Josipa Bek
- Country (sports): Croatia
- Residence: Osijek, Croatia
- Born: 27 January 1988 (age 37) Osijek, SR Croatia, SFR Yugoslavia
- Turned pro: 2003
- Retired: 2007
- Plays: Right-handed
- College: Clemson Tigers
- Prize money: $16,055

Singles
- Career record: 67–43
- Career titles: 1 ITF
- Highest ranking: No. 549 (17 July 2006)

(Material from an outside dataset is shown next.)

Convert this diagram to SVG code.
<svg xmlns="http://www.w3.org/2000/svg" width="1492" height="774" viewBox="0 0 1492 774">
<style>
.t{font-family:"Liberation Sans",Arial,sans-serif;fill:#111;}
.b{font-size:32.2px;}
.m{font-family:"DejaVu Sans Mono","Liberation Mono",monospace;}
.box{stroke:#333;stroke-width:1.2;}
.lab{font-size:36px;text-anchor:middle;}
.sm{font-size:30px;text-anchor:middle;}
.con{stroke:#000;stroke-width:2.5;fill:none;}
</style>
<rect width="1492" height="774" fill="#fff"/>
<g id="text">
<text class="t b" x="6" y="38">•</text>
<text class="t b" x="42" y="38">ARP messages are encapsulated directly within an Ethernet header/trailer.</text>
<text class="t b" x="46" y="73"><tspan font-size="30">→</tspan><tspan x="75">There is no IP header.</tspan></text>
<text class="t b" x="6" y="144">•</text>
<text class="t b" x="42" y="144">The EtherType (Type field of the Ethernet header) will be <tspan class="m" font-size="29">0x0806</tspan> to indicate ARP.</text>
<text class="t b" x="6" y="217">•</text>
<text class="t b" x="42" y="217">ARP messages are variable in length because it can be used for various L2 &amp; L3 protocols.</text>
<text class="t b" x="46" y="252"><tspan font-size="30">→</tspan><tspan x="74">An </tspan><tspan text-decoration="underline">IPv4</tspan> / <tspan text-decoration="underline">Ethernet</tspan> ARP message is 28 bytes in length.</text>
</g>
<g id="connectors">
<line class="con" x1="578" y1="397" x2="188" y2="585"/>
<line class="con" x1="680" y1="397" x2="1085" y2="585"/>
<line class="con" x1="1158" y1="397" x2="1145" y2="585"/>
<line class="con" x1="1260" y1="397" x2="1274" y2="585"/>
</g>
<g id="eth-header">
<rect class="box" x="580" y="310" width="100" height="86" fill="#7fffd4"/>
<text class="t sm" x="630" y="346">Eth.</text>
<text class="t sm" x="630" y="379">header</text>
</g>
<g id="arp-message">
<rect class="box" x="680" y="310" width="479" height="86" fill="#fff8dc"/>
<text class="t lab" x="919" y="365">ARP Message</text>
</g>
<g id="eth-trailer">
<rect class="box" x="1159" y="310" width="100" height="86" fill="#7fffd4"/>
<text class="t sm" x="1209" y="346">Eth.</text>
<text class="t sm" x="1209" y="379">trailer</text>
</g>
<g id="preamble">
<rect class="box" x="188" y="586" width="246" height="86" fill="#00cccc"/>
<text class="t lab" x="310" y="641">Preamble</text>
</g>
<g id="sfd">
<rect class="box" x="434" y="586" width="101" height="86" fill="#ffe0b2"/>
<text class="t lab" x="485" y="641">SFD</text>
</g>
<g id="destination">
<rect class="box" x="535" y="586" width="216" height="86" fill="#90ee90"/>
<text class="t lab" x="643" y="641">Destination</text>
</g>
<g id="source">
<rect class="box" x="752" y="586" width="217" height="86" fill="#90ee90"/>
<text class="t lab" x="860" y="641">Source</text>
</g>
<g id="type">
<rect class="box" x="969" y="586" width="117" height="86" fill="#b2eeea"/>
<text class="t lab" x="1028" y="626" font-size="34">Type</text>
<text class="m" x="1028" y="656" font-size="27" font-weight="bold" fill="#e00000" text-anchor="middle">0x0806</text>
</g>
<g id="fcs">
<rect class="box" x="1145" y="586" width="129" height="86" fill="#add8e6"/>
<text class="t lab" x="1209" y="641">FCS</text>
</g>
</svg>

Grand Slam singles results
- Australian Open Junior: 1R (2005)

Doubles
- Career record: 52–24
- Career titles: 8 ITF
- Highest ranking: No. 277 (9 July 2007)

Grand Slam doubles results
- Australian Open Junior: 1R (2005)

= Josipa Bek =

Croatian tennis player (born 1988)

Josipa Bek (born 27 January 1988) is a Croatian former tennis player and tennis coach who specialises in doubles.
She won one singles title and eight doubles titles on the ITF Circuit.

==College==
Bek played on the Clemson University with their tennis team between 2008 and 2011.
She reached a career-high ranking of No. 8 in singles and No. 1 in doubles, partnering Keri Wong. Bek won her 100th career match against Florida State University, and her 106th doubles match in 2012, setting a new school record. Has 29 three-set match wins, which is the most three-set wins in school history. Three-times All-American champion in singles and three times All-American in doubles. Runner-up of the NCAA Doubles Championship in 2011 NCAA Division I Tennis Championships.

==Career==
In July 2005, she won her first professional singles title at the $10k event in Garching beating compatriot Korina Perkovic in the final.

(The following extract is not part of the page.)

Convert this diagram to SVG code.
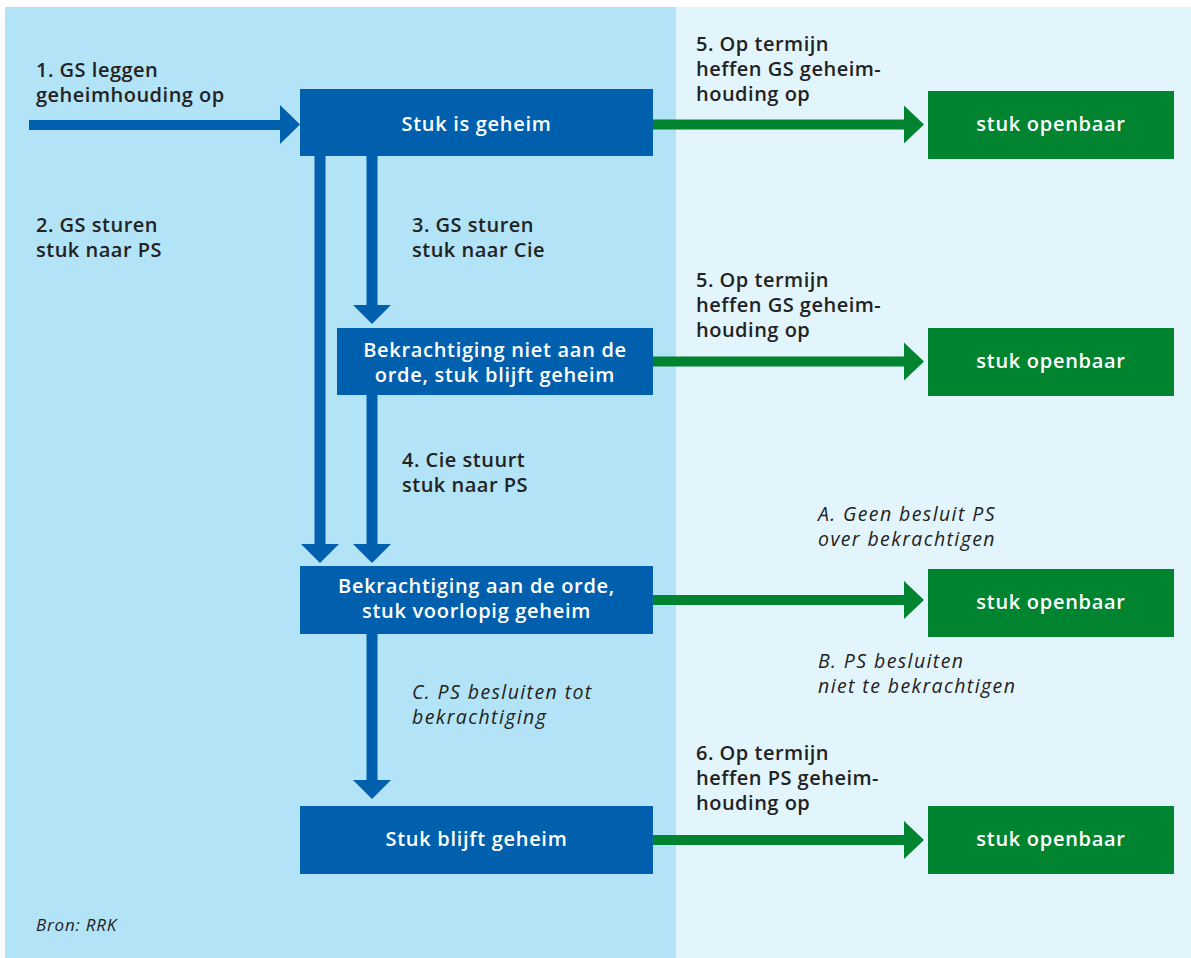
<svg xmlns="http://www.w3.org/2000/svg" width="1191" height="958" viewBox="0 0 1191 958">
<style>
.lbl{font-family:"Open Sans","Liberation Sans",sans-serif;font-weight:600;font-size:20px;letter-spacing:0.5px;fill:#222}
.it{font-family:"Open Sans","Liberation Sans",sans-serif;font-style:italic;font-size:19.5px;letter-spacing:1.4px;fill:#222}
.bt{font-family:"Open Sans","Liberation Sans",sans-serif;font-weight:600;font-size:20px;letter-spacing:0.7px;fill:#fff;text-anchor:middle}
.blue{fill:#0060ae}
.green{fill:#00842f}
</style>
<rect x="0" y="0" width="1191" height="958" fill="#fff"/>
<rect x="5" y="7" width="671" height="951" fill="#b3e3f6"/>
<rect x="676" y="7" width="515" height="951" fill="#e3f5fc"/>
<g id="connectors">
  <rect class="blue" x="29" y="120" width="252" height="10"/>
  <polygon class="blue" points="280,105 300,124.5 280,144"/>
  <rect class="blue" x="314.5" y="156" width="11" height="389"/>
  <polygon class="blue" points="301,544 339,544 320,563"/>
  <rect class="blue" x="366.5" y="156" width="11" height="150"/>
  <polygon class="blue" points="353,305 391,305 372,324"/>
  <rect class="blue" x="366.5" y="395" width="11" height="150"/>
  <polygon class="blue" points="353,544 391,544 372,563"/>
  <rect class="blue" x="366.5" y="633" width="11" height="148"/>
  <polygon class="blue" points="353,780 391,780 372,799"/>
  <rect class="green" x="653" y="119.5" width="252" height="10"/>
  <polygon class="green" points="904,105.5 924,124.5 904,143.5"/>
  <rect class="green" x="653" y="356.5" width="252" height="10"/>
  <polygon class="green" points="904,342.5 924,361.5 904,380.5"/>
  <rect class="green" x="653" y="595" width="252" height="10"/>
  <polygon class="green" points="904,581 924,600 904,619"/>
  <rect class="green" x="653" y="835" width="252" height="10"/>
  <polygon class="green" points="904,821 924,840 904,859"/>
  <text class="lbl" x="36" y="77">1. GS leggen</text>
  <text class="lbl" x="36" y="102">geheimhouding op</text>
  <text class="lbl" x="36" y="232">2. GS sturen</text>
  <text class="lbl" x="36" y="257">stuk naar PS</text>
  <text class="lbl" x="412" y="232">3. GS sturen</text>
  <text class="lbl" x="412" y="257">stuk naar Cie</text>
  <text class="lbl" x="402" y="467">4. Cie stuurt</text>
  <text class="lbl" x="402" y="492">stuk naar PS</text>
  <text class="lbl" x="696" y="51">5. Op termijn</text>
  <text class="lbl" x="696" y="76">heffen GS geheim-</text>
  <text class="lbl" x="696" y="101">houding op</text>
  <text class="lbl" x="696" y="287">5. Op termijn</text>
  <text class="lbl" x="696" y="312">heffen GS geheim-</text>
  <text class="lbl" x="696" y="337">houding op</text>
  <text class="lbl" x="696" y="760">6. Op termijn</text>
  <text class="lbl" x="696" y="785">heffen PS geheim-</text>
  <text class="lbl" x="696" y="810">houding op</text>
  <text class="it" x="818" y="521">A. Geen besluit PS</text>
  <text class="it" x="818" y="546">over bekrachtigen</text>
  <text class="it" x="818" y="668">B. PS besluiten</text>
  <text class="it" x="818" y="693">niet te bekrachtigen</text>
  <text class="it" x="412" y="699">C. PS besluiten tot</text>
  <text class="it" x="412" y="724">bekrachtiging</text>
</g>
<g id="n1"><rect class="blue" x="300" y="89" width="353" height="67"/><text class="bt" x="476.5" y="131">Stuk is geheim</text></g>
<g id="n2"><rect class="blue" x="337" y="328" width="316" height="67"/><text class="bt" x="495" y="357">Bekrachtiging niet aan de</text><text class="bt" x="495" y="382">orde, stuk blijft geheim</text></g>
<g id="n3"><rect class="blue" x="300" y="566" width="353" height="68"/><text class="bt" x="476.5" y="593">Bekrachtiging aan de orde,</text><text class="bt" x="476.5" y="618">stuk voorlopig geheim</text></g>
<g id="n4"><rect class="blue" x="300" y="806" width="353" height="68"/><text class="bt" x="476.5" y="846">Stuk blijft geheim</text></g>
<g id="g1"><rect class="green" x="928" y="91" width="246" height="68"/><text class="bt" x="1051" y="131">stuk openbaar</text></g>
<g id="g2"><rect class="green" x="928" y="328" width="246" height="68"/><text class="bt" x="1051" y="368">stuk openbaar</text></g>
<g id="g3"><rect class="green" x="928" y="569" width="246" height="68"/><text class="bt" x="1051" y="609">stuk openbaar</text></g>
<g id="g4"><rect class="green" x="928" y="806" width="246" height="68"/><text class="bt" x="1051" y="846">stuk openbaar</text></g>
<text x="36" y="931" font-family="Open Sans, Liberation Sans, sans-serif" font-style="italic" font-size="17" letter-spacing="0.8" fill="#222">Bron: RRK</text>
</svg>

In September 2006, partnering Serbian Karolina Jovanović, she won the $25k Royal Cup in Podgorica, Montenegro. In the final, they defeated Ukrainian twin sisters Lyudmyla and Nadiia Kichenok.

In May 2007, at a $25k tournament in Warsaw, Poland, she and Bosnian Sandra Martinović beat Polish Karolina Kosińska and Russian Arina Rodionova in the final.

At the end of 2007, Bek ended her career having won over $16,000 prizemoney.